======== Material to process ========

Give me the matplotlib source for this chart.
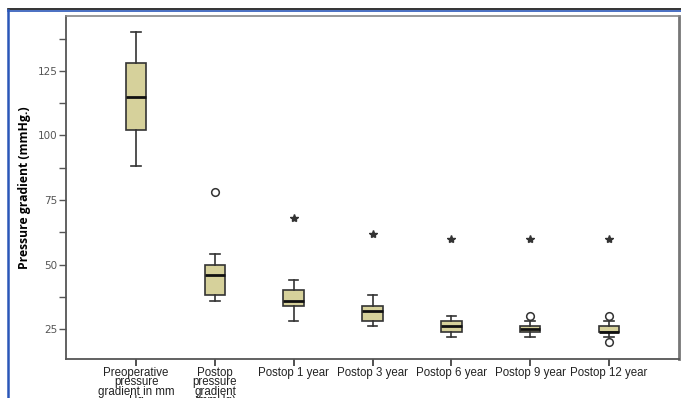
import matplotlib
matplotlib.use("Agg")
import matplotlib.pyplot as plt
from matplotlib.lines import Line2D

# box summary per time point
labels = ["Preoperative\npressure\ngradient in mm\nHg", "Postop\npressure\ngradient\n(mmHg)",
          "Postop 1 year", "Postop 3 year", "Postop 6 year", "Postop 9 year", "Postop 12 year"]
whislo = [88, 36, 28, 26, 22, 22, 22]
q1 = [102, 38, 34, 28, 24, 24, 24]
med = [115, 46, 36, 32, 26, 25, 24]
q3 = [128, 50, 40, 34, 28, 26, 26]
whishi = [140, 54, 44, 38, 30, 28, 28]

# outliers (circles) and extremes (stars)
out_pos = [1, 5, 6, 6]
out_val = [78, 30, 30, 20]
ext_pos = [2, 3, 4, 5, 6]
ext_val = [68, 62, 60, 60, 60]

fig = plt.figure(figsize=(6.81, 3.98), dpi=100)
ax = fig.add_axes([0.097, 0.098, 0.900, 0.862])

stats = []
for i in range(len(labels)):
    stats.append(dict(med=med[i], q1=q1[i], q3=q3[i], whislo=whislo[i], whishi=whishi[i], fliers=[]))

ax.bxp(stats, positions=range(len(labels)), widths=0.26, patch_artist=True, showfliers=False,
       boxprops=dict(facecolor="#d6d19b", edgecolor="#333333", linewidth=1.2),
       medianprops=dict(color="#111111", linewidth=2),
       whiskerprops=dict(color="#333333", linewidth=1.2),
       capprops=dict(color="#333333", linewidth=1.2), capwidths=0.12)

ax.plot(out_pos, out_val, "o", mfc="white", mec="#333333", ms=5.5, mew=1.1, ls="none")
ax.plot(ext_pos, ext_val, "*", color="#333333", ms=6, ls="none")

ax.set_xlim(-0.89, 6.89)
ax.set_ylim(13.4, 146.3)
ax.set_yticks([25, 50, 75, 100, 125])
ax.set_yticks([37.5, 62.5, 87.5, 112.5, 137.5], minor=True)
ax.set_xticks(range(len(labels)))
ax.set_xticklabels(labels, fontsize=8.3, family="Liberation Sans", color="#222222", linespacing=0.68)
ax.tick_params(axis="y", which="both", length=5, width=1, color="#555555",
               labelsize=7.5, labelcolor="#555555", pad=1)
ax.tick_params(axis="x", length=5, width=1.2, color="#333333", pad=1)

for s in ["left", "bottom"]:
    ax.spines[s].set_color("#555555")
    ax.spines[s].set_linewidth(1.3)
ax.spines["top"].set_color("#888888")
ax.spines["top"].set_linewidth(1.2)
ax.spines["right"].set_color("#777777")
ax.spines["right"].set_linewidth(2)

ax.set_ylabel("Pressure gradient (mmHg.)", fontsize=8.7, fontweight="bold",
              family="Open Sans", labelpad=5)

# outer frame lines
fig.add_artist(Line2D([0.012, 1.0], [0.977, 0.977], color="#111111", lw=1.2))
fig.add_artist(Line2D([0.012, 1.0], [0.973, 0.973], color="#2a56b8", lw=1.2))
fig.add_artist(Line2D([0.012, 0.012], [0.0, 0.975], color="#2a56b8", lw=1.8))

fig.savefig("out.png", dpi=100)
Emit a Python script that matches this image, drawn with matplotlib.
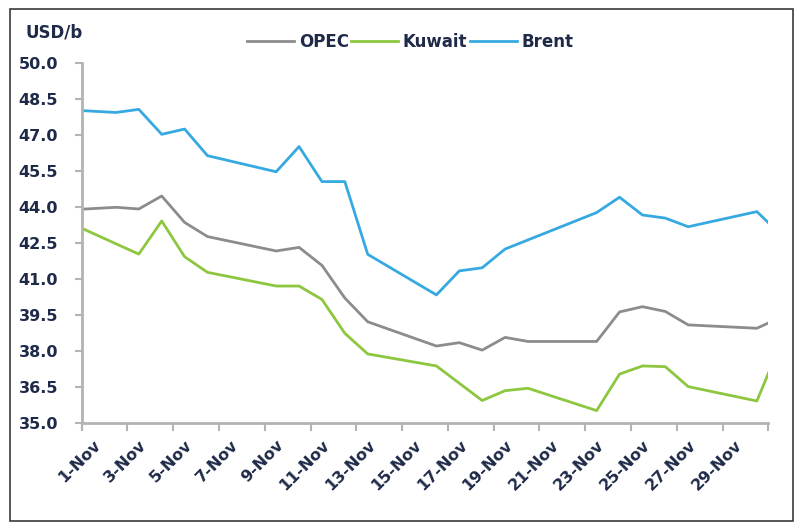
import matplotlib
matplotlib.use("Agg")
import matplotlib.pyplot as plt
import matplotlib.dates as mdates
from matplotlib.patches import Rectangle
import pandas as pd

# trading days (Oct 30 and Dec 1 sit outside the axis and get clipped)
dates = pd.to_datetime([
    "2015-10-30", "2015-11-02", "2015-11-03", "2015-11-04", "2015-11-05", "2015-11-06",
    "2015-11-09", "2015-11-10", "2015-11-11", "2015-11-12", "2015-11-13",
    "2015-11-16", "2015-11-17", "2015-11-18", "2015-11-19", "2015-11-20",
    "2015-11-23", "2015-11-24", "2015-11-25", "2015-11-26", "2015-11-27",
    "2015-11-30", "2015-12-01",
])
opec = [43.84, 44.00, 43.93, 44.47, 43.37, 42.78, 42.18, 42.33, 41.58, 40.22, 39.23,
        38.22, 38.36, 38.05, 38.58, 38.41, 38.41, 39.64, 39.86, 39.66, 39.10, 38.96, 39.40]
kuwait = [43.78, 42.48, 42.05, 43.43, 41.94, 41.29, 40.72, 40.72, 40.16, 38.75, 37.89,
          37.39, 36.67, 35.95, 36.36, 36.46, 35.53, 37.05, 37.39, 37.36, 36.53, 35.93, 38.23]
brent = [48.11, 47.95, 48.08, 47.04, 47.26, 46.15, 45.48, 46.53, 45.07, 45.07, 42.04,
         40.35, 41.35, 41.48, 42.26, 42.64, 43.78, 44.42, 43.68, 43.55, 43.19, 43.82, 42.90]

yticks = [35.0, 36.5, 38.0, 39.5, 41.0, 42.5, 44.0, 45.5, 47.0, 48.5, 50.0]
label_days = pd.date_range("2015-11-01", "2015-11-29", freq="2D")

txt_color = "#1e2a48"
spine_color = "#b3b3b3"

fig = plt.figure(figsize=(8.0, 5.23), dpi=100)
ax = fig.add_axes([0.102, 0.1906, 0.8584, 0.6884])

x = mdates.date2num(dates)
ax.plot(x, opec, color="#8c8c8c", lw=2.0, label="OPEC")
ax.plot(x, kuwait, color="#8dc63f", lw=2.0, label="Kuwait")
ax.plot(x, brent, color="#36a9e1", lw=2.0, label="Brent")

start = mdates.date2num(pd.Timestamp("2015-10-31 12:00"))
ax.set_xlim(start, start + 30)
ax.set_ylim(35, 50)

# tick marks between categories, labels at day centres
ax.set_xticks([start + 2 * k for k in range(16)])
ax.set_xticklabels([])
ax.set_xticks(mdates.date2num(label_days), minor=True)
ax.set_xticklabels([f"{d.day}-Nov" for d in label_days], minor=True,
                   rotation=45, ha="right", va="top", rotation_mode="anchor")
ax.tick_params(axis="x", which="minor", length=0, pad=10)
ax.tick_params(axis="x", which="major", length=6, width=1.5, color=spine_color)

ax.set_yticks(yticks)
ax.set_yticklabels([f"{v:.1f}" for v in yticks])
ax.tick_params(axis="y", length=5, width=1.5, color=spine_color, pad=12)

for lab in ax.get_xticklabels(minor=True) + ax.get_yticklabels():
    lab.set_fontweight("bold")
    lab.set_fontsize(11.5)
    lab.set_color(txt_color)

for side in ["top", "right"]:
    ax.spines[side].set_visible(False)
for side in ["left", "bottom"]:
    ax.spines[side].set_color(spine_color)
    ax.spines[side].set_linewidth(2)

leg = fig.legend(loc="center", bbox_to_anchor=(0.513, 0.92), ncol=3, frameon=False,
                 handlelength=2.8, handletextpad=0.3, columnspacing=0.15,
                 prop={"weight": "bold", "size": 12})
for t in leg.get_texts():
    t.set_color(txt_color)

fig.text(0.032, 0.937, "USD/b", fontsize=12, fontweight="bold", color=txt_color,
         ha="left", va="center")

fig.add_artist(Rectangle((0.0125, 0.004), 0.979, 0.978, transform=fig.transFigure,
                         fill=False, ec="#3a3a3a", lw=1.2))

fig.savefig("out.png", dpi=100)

========

Collect every line from the records above that contains the word "this".

Give me the matplotlib source for this chart.
Emit a Python script that matches this image, drawn with matplotlib.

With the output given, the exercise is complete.